*THE REQUEST:*
Omit all pictures, then retype the data exactly as given.

*DATA SHOWN:*
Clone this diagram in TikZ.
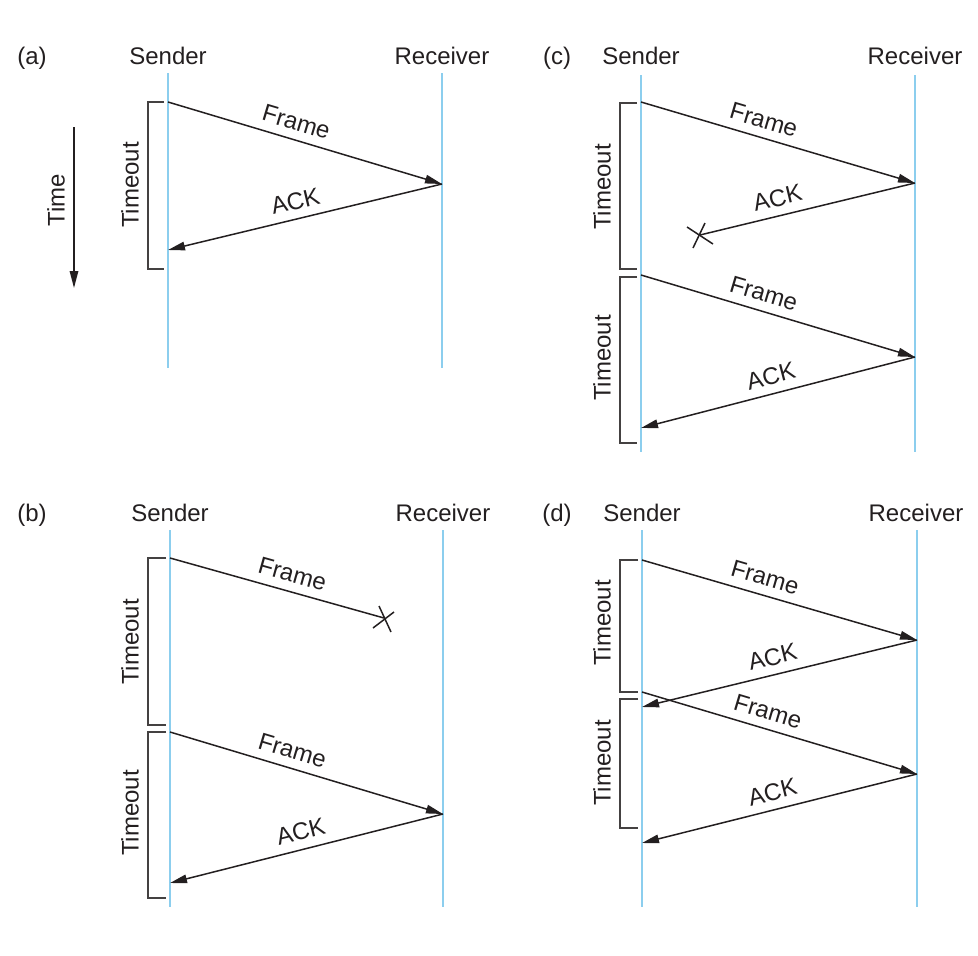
\documentclass[tikz,border=0pt]{standalone}
\usepackage{fontspec}
\setmainfont{Liberation Sans}
\usetikzlibrary{arrows.meta}
\definecolor{inkc}{RGB}{35,31,32}
\definecolor{lifec}{RGB}{140,206,238}
\tikzset{
  life/.style={draw=lifec, line width=1.9pt},
  msg/.style={draw=inkc, line width=1.5pt},
  arr/.style={msg, -{Triangle[length=17pt,width=8.5pt]}},
  brk/.style={draw=inkc!85, line width=1.4pt},
  xmark/.style={draw=inkc, line width=1.5pt},
  hdr/.style={anchor=base, inner sep=0pt, text=inkc, font=\fontsize{24}{28}\selectfont},
  lbl/.style={sloped, above=8.5pt, inner sep=0pt, text=inkc, font=\fontsize{24}{28}\selectfont},
  tmo/.style={rotate=90, inner sep=0pt, text=inkc, font=\fontsize{24}{28}\selectfont},
}
\begin{document}
\begin{tikzpicture}[x=1pt, y=-1pt]
\useasboundingbox (0,0) rectangle (978,956);

% ---------------- (a) ----------------
\node[hdr] (a-lab) at (32,64) {(a)};
\node[hdr] (a-snd) at (168,64) {Sender};
\node[hdr] (a-rcv) at (442,64) {Receiver};
\coordinate (a-st) at (168,73);  \coordinate (a-sb) at (168,368);
\coordinate (a-rt) at (442,73);  \coordinate (a-rb) at (442,368);
\draw[life] (a-st) -- (a-sb);
\draw[life] (a-rt) -- (a-rb);
\coordinate (a-f1) at (168,102); \coordinate (a-r1) at (442,184); \coordinate (a-k1) at (168,250);
\draw[arr] (a-f1) -- node[lbl, pos=.45] (a-fl1) {Frame} (a-r1);
\draw[arr] (a-r1) -- node[lbl, pos=.52] (a-kl1) {ACK} (a-k1);
\draw[brk] (164,102) -| (148,269) -- (164,269);
\node[tmo] (a-to1) at (130,185) {Timeout};
\coordinate (t-top) at (74,127); \coordinate (t-bot) at (74,288);
\draw[arr] (t-top) -- (t-bot);
\node[tmo] (t-lab) at (56,200) {Time};

% ---------------- (b) ----------------
\node[hdr] (b-lab) at (32,521) {(b)};
\node[hdr] (b-snd) at (170,521) {Sender};
\node[hdr] (b-rcv) at (443,521) {Receiver};
\coordinate (b-st) at (170,530);  \coordinate (b-sb) at (170,907);
\coordinate (b-rt) at (443,530);  \coordinate (b-rb) at (443,907);
\draw[life] (b-st) -- (b-sb);
\draw[life] (b-rt) -- (b-rb);
\coordinate (b-f1) at (170,558); \coordinate (b-x1) at (384,618);
\draw[msg] (b-f1) -- node[lbl, pos=.55] (b-fl1) {Frame} (b-x1);
\draw[xmark] (b-x1) ++(-11,10) -- ++(21,-16);
\draw[xmark] (b-x1) ++(-5,-12) -- ++(12,26);
\coordinate (b-f2) at (170,732); \coordinate (b-r2) at (443,814); \coordinate (b-k2) at (170,883);
\draw[arr] (b-f2) -- node[lbl, pos=.43] (b-fl2) {Frame} (b-r2);
\draw[arr] (b-r2) -- node[lbl, pos=.505] (b-kl2) {ACK} (b-k2);
\draw[brk] (166,558) -| (148,725) -- (166,725);
\draw[brk] (166,732) -| (148,898) -- (166,898);
\node[tmo] (b-to1) at (130,642) {Timeout};
\node[tmo] (b-to2) at (130,813) {Timeout};

% ---------------- (c) ----------------
\node[hdr] (c-lab) at (557,64) {(c)};
\node[hdr] (c-snd) at (641,64) {Sender};
\node[hdr] (c-rcv) at (915,64) {Receiver};
\coordinate (c-st) at (641,75);  \coordinate (c-sb) at (641,452);
\coordinate (c-rt) at (915,75);  \coordinate (c-rb) at (915,452);
\draw[life] (c-st) -- (c-sb);
\draw[life] (c-rt) -- (c-rb);
\coordinate (c-f1) at (641,102); \coordinate (c-r1) at (915,183); \coordinate (c-x1) at (700,235);
\draw[arr] (c-f1) -- node[lbl, pos=.43] (c-fl1) {Frame} (c-r1);
\draw[msg] (c-r1) -- node[lbl, pos=.62] (c-kl1) {ACK} (c-x1);
\draw[xmark] (c-x1) ++(-13,-8) -- ++(26,17);
\draw[xmark] (c-x1) ++(-7,13) -- ++(12,-25);
\coordinate (c-f2) at (641,275); \coordinate (c-r2) at (915,357); \coordinate (c-k2) at (641,428);
\draw[arr] (c-f2) -- node[lbl, pos=.43] (c-fl2) {Frame} (c-r2);
\draw[arr] (c-r2) -- node[lbl, pos=.51] (c-kl2) {ACK} (c-k2);
\draw[brk] (637,103) -| (620,269) -- (637,269);
\draw[brk] (637,277) -| (620,443) -- (637,443);
\node[tmo] (c-to1) at (602,187) {Timeout};
\node[tmo] (c-to2) at (602,358) {Timeout};

% ---------------- (d) ----------------
\node[hdr] (d-lab) at (557,521) {(d)};
\node[hdr] (d-snd) at (642,521) {Sender};
\node[hdr] (d-rcv) at (916,521) {Receiver};
\coordinate (d-st) at (642,530);  \coordinate (d-sb) at (642,907);
\coordinate (d-rt) at (917,530);  \coordinate (d-rb) at (917,907);
\draw[life] (d-st) -- (d-sb);
\draw[life] (d-rt) -- (d-rb);
\coordinate (d-f1) at (642,560); \coordinate (d-r1) at (917,640); \coordinate (d-k1) at (642,707);
\coordinate (d-f2) at (642,692); \coordinate (d-r2) at (917,774); \coordinate (d-k2) at (642,843);
\draw[arr] (d-f1) -- node[lbl, pos=.43] (d-fl1) {Frame} (d-r1);
\draw[arr] (d-r1) -- node[lbl, pos=.51] (d-kl1) {ACK} (d-k1);
\draw[arr] (d-f2) -- node[lbl, pos=.44] (d-fl2) {Frame} (d-r2);
\draw[arr] (d-r2) -- node[lbl, pos=.51] (d-kl2) {ACK} (d-k2);
\draw[brk] (638,560) -| (620,692) -- (638,692);
\draw[brk] (638,699) -| (620,828) -- (638,828);
\node[tmo] (d-to1) at (602,623) {Timeout};
\node[tmo] (d-to2) at (602,763) {Timeout};
\end{tikzpicture}
\end{document}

*SOLUTION TO THIS PROBLEM:*
Clone this diagram in TikZ.
\documentclass[tikz,border=0pt]{standalone}
\usepackage{fontspec}
\setmainfont{Liberation Sans}
\usetikzlibrary{arrows.meta}
\definecolor{inkc}{RGB}{35,31,32}
\definecolor{lifec}{RGB}{140,206,238}
\tikzset{
  life/.style={draw=lifec, line width=1.9pt},
  msg/.style={draw=inkc, line width=1.5pt},
  arr/.style={msg, -{Triangle[length=17pt,width=8.5pt]}},
  brk/.style={draw=inkc!85, line width=1.4pt},
  xmark/.style={draw=inkc, line width=1.5pt},
  hdr/.style={anchor=base, inner sep=0pt, text=inkc, font=\fontsize{24}{28}\selectfont},
  lbl/.style={sloped, above=8.5pt, inner sep=0pt, text=inkc, font=\fontsize{24}{28}\selectfont},
  tmo/.style={rotate=90, inner sep=0pt, text=inkc, font=\fontsize{24}{28}\selectfont},
}
\begin{document}
\begin{tikzpicture}[x=1pt, y=-1pt]
\useasboundingbox (0,0) rectangle (978,956);

% ---------------- (a) ----------------
\node[hdr] (a-lab) at (32,64) {(a)};
\node[hdr] (a-snd) at (168,64) {Sender};
\node[hdr] (a-rcv) at (442,64) {Receiver};
\coordinate (a-st) at (168,73);  \coordinate (a-sb) at (168,368);
\coordinate (a-rt) at (442,73);  \coordinate (a-rb) at (442,368);
\draw[life] (a-st) -- (a-sb);
\draw[life] (a-rt) -- (a-rb);
\coordinate (a-f1) at (168,102); \coordinate (a-r1) at (442,184); \coordinate (a-k1) at (168,250);
\draw[arr] (a-f1) -- node[lbl, pos=.45] (a-fl1) {Frame} (a-r1);
\draw[arr] (a-r1) -- node[lbl, pos=.52] (a-kl1) {ACK} (a-k1);
\draw[brk] (164,102) -| (148,269) -- (164,269);
\node[tmo] (a-to1) at (130,185) {Timeout};
\coordinate (t-top) at (74,127); \coordinate (t-bot) at (74,288);
\draw[arr] (t-top) -- (t-bot);
\node[tmo] (t-lab) at (56,200) {Time};

% ---------------- (b) ----------------
\node[hdr] (b-lab) at (32,521) {(b)};
\node[hdr] (b-snd) at (170,521) {Sender};
\node[hdr] (b-rcv) at (443,521) {Receiver};
\coordinate (b-st) at (170,530);  \coordinate (b-sb) at (170,907);
\coordinate (b-rt) at (443,530);  \coordinate (b-rb) at (443,907);
\draw[life] (b-st) -- (b-sb);
\draw[life] (b-rt) -- (b-rb);
\coordinate (b-f1) at (170,558); \coordinate (b-x1) at (384,618);
\draw[msg] (b-f1) -- node[lbl, pos=.55] (b-fl1) {Frame} (b-x1);
\draw[xmark] (b-x1) ++(-11,10) -- ++(21,-16);
\draw[xmark] (b-x1) ++(-5,-12) -- ++(12,26);
\coordinate (b-f2) at (170,732); \coordinate (b-r2) at (443,814); \coordinate (b-k2) at (170,883);
\draw[arr] (b-f2) -- node[lbl, pos=.43] (b-fl2) {Frame} (b-r2);
\draw[arr] (b-r2) -- node[lbl, pos=.505] (b-kl2) {ACK} (b-k2);
\draw[brk] (166,558) -| (148,725) -- (166,725);
\draw[brk] (166,732) -| (148,898) -- (166,898);
\node[tmo] (b-to1) at (130,642) {Timeout};
\node[tmo] (b-to2) at (130,813) {Timeout};

% ---------------- (c) ----------------
\node[hdr] (c-lab) at (557,64) {(c)};
\node[hdr] (c-snd) at (641,64) {Sender};
\node[hdr] (c-rcv) at (915,64) {Receiver};
\coordinate (c-st) at (641,75);  \coordinate (c-sb) at (641,452);
\coordinate (c-rt) at (915,75);  \coordinate (c-rb) at (915,452);
\draw[life] (c-st) -- (c-sb);
\draw[life] (c-rt) -- (c-rb);
\coordinate (c-f1) at (641,102); \coordinate (c-r1) at (915,183); \coordinate (c-x1) at (700,235);
\draw[arr] (c-f1) -- node[lbl, pos=.43] (c-fl1) {Frame} (c-r1);
\draw[msg] (c-r1) -- node[lbl, pos=.62] (c-kl1) {ACK} (c-x1);
\draw[xmark] (c-x1) ++(-13,-8) -- ++(26,17);
\draw[xmark] (c-x1) ++(-7,13) -- ++(12,-25);
\coordinate (c-f2) at (641,275); \coordinate (c-r2) at (915,357); \coordinate (c-k2) at (641,428);
\draw[arr] (c-f2) -- node[lbl, pos=.43] (c-fl2) {Frame} (c-r2);
\draw[arr] (c-r2) -- node[lbl, pos=.51] (c-kl2) {ACK} (c-k2);
\draw[brk] (637,103) -| (620,269) -- (637,269);
\draw[brk] (637,277) -| (620,443) -- (637,443);
\node[tmo] (c-to1) at (602,187) {Timeout};
\node[tmo] (c-to2) at (602,358) {Timeout};

% ---------------- (d) ----------------
\node[hdr] (d-lab) at (557,521) {(d)};
\node[hdr] (d-snd) at (642,521) {Sender};
\node[hdr] (d-rcv) at (916,521) {Receiver};
\coordinate (d-st) at (642,530);  \coordinate (d-sb) at (642,907);
\coordinate (d-rt) at (917,530);  \coordinate (d-rb) at (917,907);
\draw[life] (d-st) -- (d-sb);
\draw[life] (d-rt) -- (d-rb);
\coordinate (d-f1) at (642,560); \coordinate (d-r1) at (917,640); \coordinate (d-k1) at (642,707);
\coordinate (d-f2) at (642,692); \coordinate (d-r2) at (917,774); \coordinate (d-k2) at (642,843);
\draw[arr] (d-f1) -- node[lbl, pos=.43] (d-fl1) {Frame} (d-r1);
\draw[arr] (d-r1) -- node[lbl, pos=.51] (d-kl1) {ACK} (d-k1);
\draw[arr] (d-f2) -- node[lbl, pos=.44] (d-fl2) {Frame} (d-r2);
\draw[arr] (d-r2) -- node[lbl, pos=.51] (d-kl2) {ACK} (d-k2);
\draw[brk] (638,560) -| (620,692) -- (638,692);
\draw[brk] (638,699) -| (620,828) -- (638,828);
\node[tmo] (d-to1) at (602,623) {Timeout};
\node[tmo] (d-to2) at (602,763) {Timeout};
\end{tikzpicture}
\end{document}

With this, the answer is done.